**Aim:**
Please write out the lines of the data exactly, beginning with the first and ending with the line containing "const tickValues = [-1, -0.5, 0, 0.5, 1];"; leave the pictures behind.

___ Supplied information

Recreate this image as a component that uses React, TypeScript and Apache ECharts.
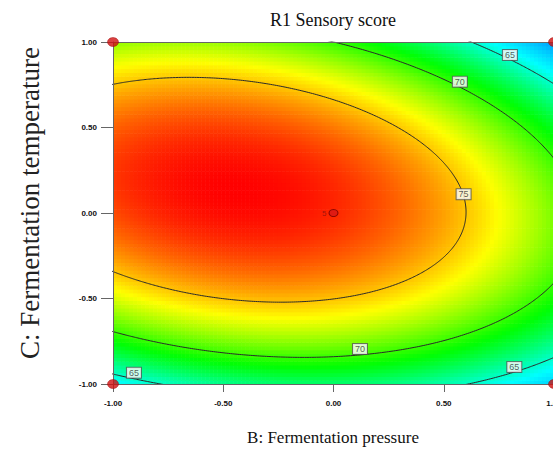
import React, { useEffect, useRef } from 'react';
import * as echarts from 'echarts';

// Fitted quadratic response-surface model (coded units B, C)
const modelTerms = ['Intercept', 'B', 'C', 'BC', 'B^2', 'C^2'];
const modelCoefs = [78.28, -3.13, 1.576, -2.46, -3.87, -9.85];

const contourLevels = [65, 70, 75];
const tickValues = [-1, -0.5, 0, 0.5, 1];

// contour label boxes
const labelLevels = [65, 70, 75, 70, 65, 65];
const labelB = [0.8, 0.573, 0.59, 0.12, 0.82, -0.905];
const labelC = [0.924, 0.768, 0.11, -0.795, -0.9, -0.934];

// design points
const factorialB = [-1, 1, -1, 1];
const factorialC = [1, 1, -1, -1];
const centerB = [0];
const centerC = [0];
const centerReplicates = [5];

// colour ramp: response value at each colour stop
const rampValues = [55, 64, 69, 73.8, 79.1];
const rampColors = [[0, 0, 255], [0, 255, 255], [0, 255, 0], [255, 255, 0], [255, 0, 0]];

const cellsX = 110;
const cellsY = 90;

function model(b: number, c: number): number {
  const [b0, bB, bC, bBC, bBB, bCC] = modelCoefs;
  return b0 + bB * b + bC * c + bBC * b * c + bBB * b * b + bCC * c * c;
}

function rampColorAt(v: number): string {
  let k = 0;
  while (k < rampValues.length - 2 && v > rampValues[k + 1]) k++;
  const t = Math.max(0, Math.min(1, (v - rampValues[k]) / (rampValues[k + 1] - rampValues[k])));
  const a = rampColors[k];
  const b = rampColors[k + 1];
  const c = a.map((x, i) => Math.round(x + (b[i] - x) * t));
  return `rgb(${c[0]},${c[1]},${c[2]})`;
}

function contourPath(L: number): number[][] {
  const [b0, bB, bC, bBC, bBB, bCC] = modelCoefs;
  const disc = (x: number) => {
    const A = b0 + bB * x + bBB * x * x - L;
    const Bx = bC + bBC * x;
    return Bx * Bx - 4 * bCC * A;
  };
  const qa = bBC * bBC - 4 * bCC * bBB;
  const qb = 2 * bC * bBC - 4 * bCC * bB;
  const qc = bC * bC - 4 * bCC * (b0 - L);
  const d = qb * qb - 4 * qa * qc;
  if (d < 0 || qa >= 0) return [];
  const r1 = (-qb + Math.sqrt(d)) / (2 * qa);
  const r2 = (-qb - Math.sqrt(d)) / (2 * qa);
  const xa = Math.max(-1.05, Math.min(r1, r2));
  const xb = Math.min(1.05, Math.max(r1, r2));
  if (xa >= xb) return [];
  const N = 300;
  const upper: number[][] = [];
  const lower: number[][] = [];
  for (let i = 0; i <= N; i++) {
    const t = i / N;
    const x = (xa + xb) / 2 - ((xb - xa) / 2) * Math.cos(Math.PI * t);
    const D = Math.max(0, disc(x));
    const Bx = bC + bBC * x;
    const y1 = (-Bx + Math.sqrt(D)) / (2 * bCC);
    const y2 = (-Bx - Math.sqrt(D)) / (2 * bCC);
    upper.push([x, Math.max(y1, y2)]);
    lower.push([x, Math.min(y1, y2)]);
  }
  return upper.concat(lower.reverse());
}

export default function App() {
  const ref = useRef<HTMLDivElement>(null);

  useEffect(() => {
    if (!ref.current) return;
    const chart = echarts.init(ref.current, undefined, { renderer: 'svg' });

    const hx = 1 / cellsX;
    const hy = 1 / cellsY;
    const cells: number[][] = [];
    for (let i = 0; i < cellsX; i++) {
      for (let j = 0; j < cellsY; j++) {
        const x = -1 + (2 * (i + 0.5)) / cellsX;
        const y = -1 + (2 * (j + 0.5)) / cellsY;
        cells.push([x, y, model(x, y)]);
      }
    }

    // evenly spaced colour list for the continuous visualMap
    const vmMin = rampValues[0];
    const vmMax = rampValues[rampValues.length - 1];
    const nColors = 60;
    const vmColors: string[] = [];
    for (let i = 0; i < nColors; i++) vmColors.push(rampColorAt(vmMin + ((vmMax - vmMin) * i) / (nColors - 1)));

    const fmt = (v: number) => v.toFixed(2);
    const tickFont = { fontSize: 8, fontWeight: 'bold' as const, fontFamily: 'Liberation Sans', color: '#111' };
    const axisLineStyle = { show: true, onZero: false, lineStyle: { color: '#666', width: 1 } };

    const contourSeries = contourLevels.map((L) => ({
      type: 'line',
      name: 'contour ' + L,
      data: contourPath(L),
      showSymbol: false,
      symbol: 'none',
      smooth: false,
      clip: true,
      lineStyle: { color: '#2a2a2a', width: 1 },
      z: 5,
      silent: true,
    }));

    const option: any = {
      animation: false,
      grid: { left: 113, top: 42, width: 441, height: 342, outerBoundsMode: 'none', containLabel: false },
      xAxis: [
        {
          type: 'value', min: -1, max: 1, interval: 0.5, position: 'bottom', z: 10,
          axisLine: axisLineStyle,
          axisTick: { show: true, length: 8, lineStyle: { color: '#666' } },
          axisLabel: { ...tickFont, margin: 15, formatter: fmt },
          splitLine: { show: false },
        },
        {
          type: 'value', min: -1, max: 1, position: 'top', z: 10,
          axisLine: axisLineStyle,
          axisTick: { show: false }, axisLabel: { show: false }, splitLine: { show: false },
        },
      ],
      yAxis: [
        {
          type: 'value', min: -1, max: 1, interval: 0.5, position: 'left', z: 10,
          axisLine: axisLineStyle,
          axisTick: { show: true, length: 12, lineStyle: { color: '#666' } },
          axisLabel: { ...tickFont, margin: 16, formatter: fmt },
          splitLine: { show: false },
        },
        {
          type: 'value', min: -1, max: 1, position: 'right', z: 10,
          axisLine: axisLineStyle,
          axisTick: { show: false }, axisLabel: { show: false }, splitLine: { show: false },
        },
      ],
      visualMap: {
        type: 'continuous', show: false, seriesIndex: 0, dimension: 2,
        min: vmMin, max: vmMax, inRange: { color: vmColors },
      },
      graphic: [
        {
          type: 'text', x: 333, y: 20,
          style: { text: 'R1 Sensory score', fontSize: 18, fontFamily: 'Liberation Serif', fill: '#111', align: 'center', verticalAlign: 'middle' },
        },
        {
          type: 'text', x: 333, y: 437,
          style: { text: 'B: Fermentation pressure', fontSize: 17, fontFamily: 'Liberation Serif', fill: '#111', align: 'center', verticalAlign: 'middle' },
        },
        {
          type: 'text', x: 30, y: 203, rotation: Math.PI / 2,
          style: { text: 'C: Fermentation temperature', fontSize: 27, fontFamily: 'Liberation Serif', fill: '#222', align: 'center', verticalAlign: 'middle' },
        },
      ],
      series: [
        {
          type: 'custom',
          name: 'R1 Sensory score',
          data: cells,
          clip: true,
          silent: true,
          z: 1,
          renderItem: (params: any, api: any) => {
            const x = api.value(0);
            const y = api.value(1);
            const p0 = api.coord([x - hx, y + hy]);
            const p1 = api.coord([x + hx, y - hy]);
            return {
              type: 'rect',
              shape: { x: p0[0], y: p0[1], width: p1[0] - p0[0] + 0.6, height: p1[1] - p0[1] + 0.6 },
              style: { fill: api.visual('color') },
            };
          },
        },
        ...contourSeries,
        {
          type: 'scatter',
          name: 'contour labels',
          data: labelLevels.map((v, i) => [labelB[i], labelC[i], v]),
          symbol: 'rect',
          symbolSize: 0,
          itemStyle: { color: 'rgba(0,0,0,0)' },
          z: 8,
          silent: true,
          label: {
            show: true, position: 'inside',
            formatter: (p: any) => String(p.value[2]),
            fontSize: 9, fontFamily: 'Liberation Sans', color: '#333',
            backgroundColor: '#fff', borderColor: '#555', borderWidth: 1, padding: [1, 2, 0, 2],
          },
        },
        {
          type: 'scatter',
          name: 'factorial points',
          data: factorialB.map((b, i) => [b, factorialC[i]]),
          symbol: 'circle',
          symbolSize: [11, 9],
          clip: false,
          z: 12,
          itemStyle: { color: '#d01010', borderColor: '#900', borderWidth: 0.5 },
        },
        {
          type: 'scatter',
          name: 'center point',
          data: centerB.map((b, i) => [b, centerC[i], centerReplicates[i]]),
          symbol: 'circle',
          symbolSize: [9, 7],
          z: 12,
          itemStyle: { color: '#d81818', borderColor: '#7a0000', borderWidth: 1 },
          label: {
            show: true, position: 'left', distance: 2,
            formatter: (p: any) => String(p.value[2]),
            fontSize: 8, fontFamily: 'Liberation Sans', color: '#8b1010',
          },
        },
      ],
    };

    chart.setOption(option);
    return () => chart.dispose();
  }, []);

  return (
    <div
      ref={ref}
      style={{ position: 'fixed', left: 0, top: 0, width: 553, height: 464, overflow: 'hidden', background: '#fff' }}
    />
  );
}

______

**Final answer:**
Recreate this image as a component that uses React, TypeScript and Apache ECharts.
import React, { useEffect, useRef } from 'react';
import * as echarts from 'echarts';

// Fitted quadratic response-surface model (coded units B, C)
const modelTerms = ['Intercept', 'B', 'C', 'BC', 'B^2', 'C^2'];
const modelCoefs = [78.28, -3.13, 1.576, -2.46, -3.87, -9.85];

const contourLevels = [65, 70, 75];
const tickValues = [-1, -0.5, 0, 0.5, 1];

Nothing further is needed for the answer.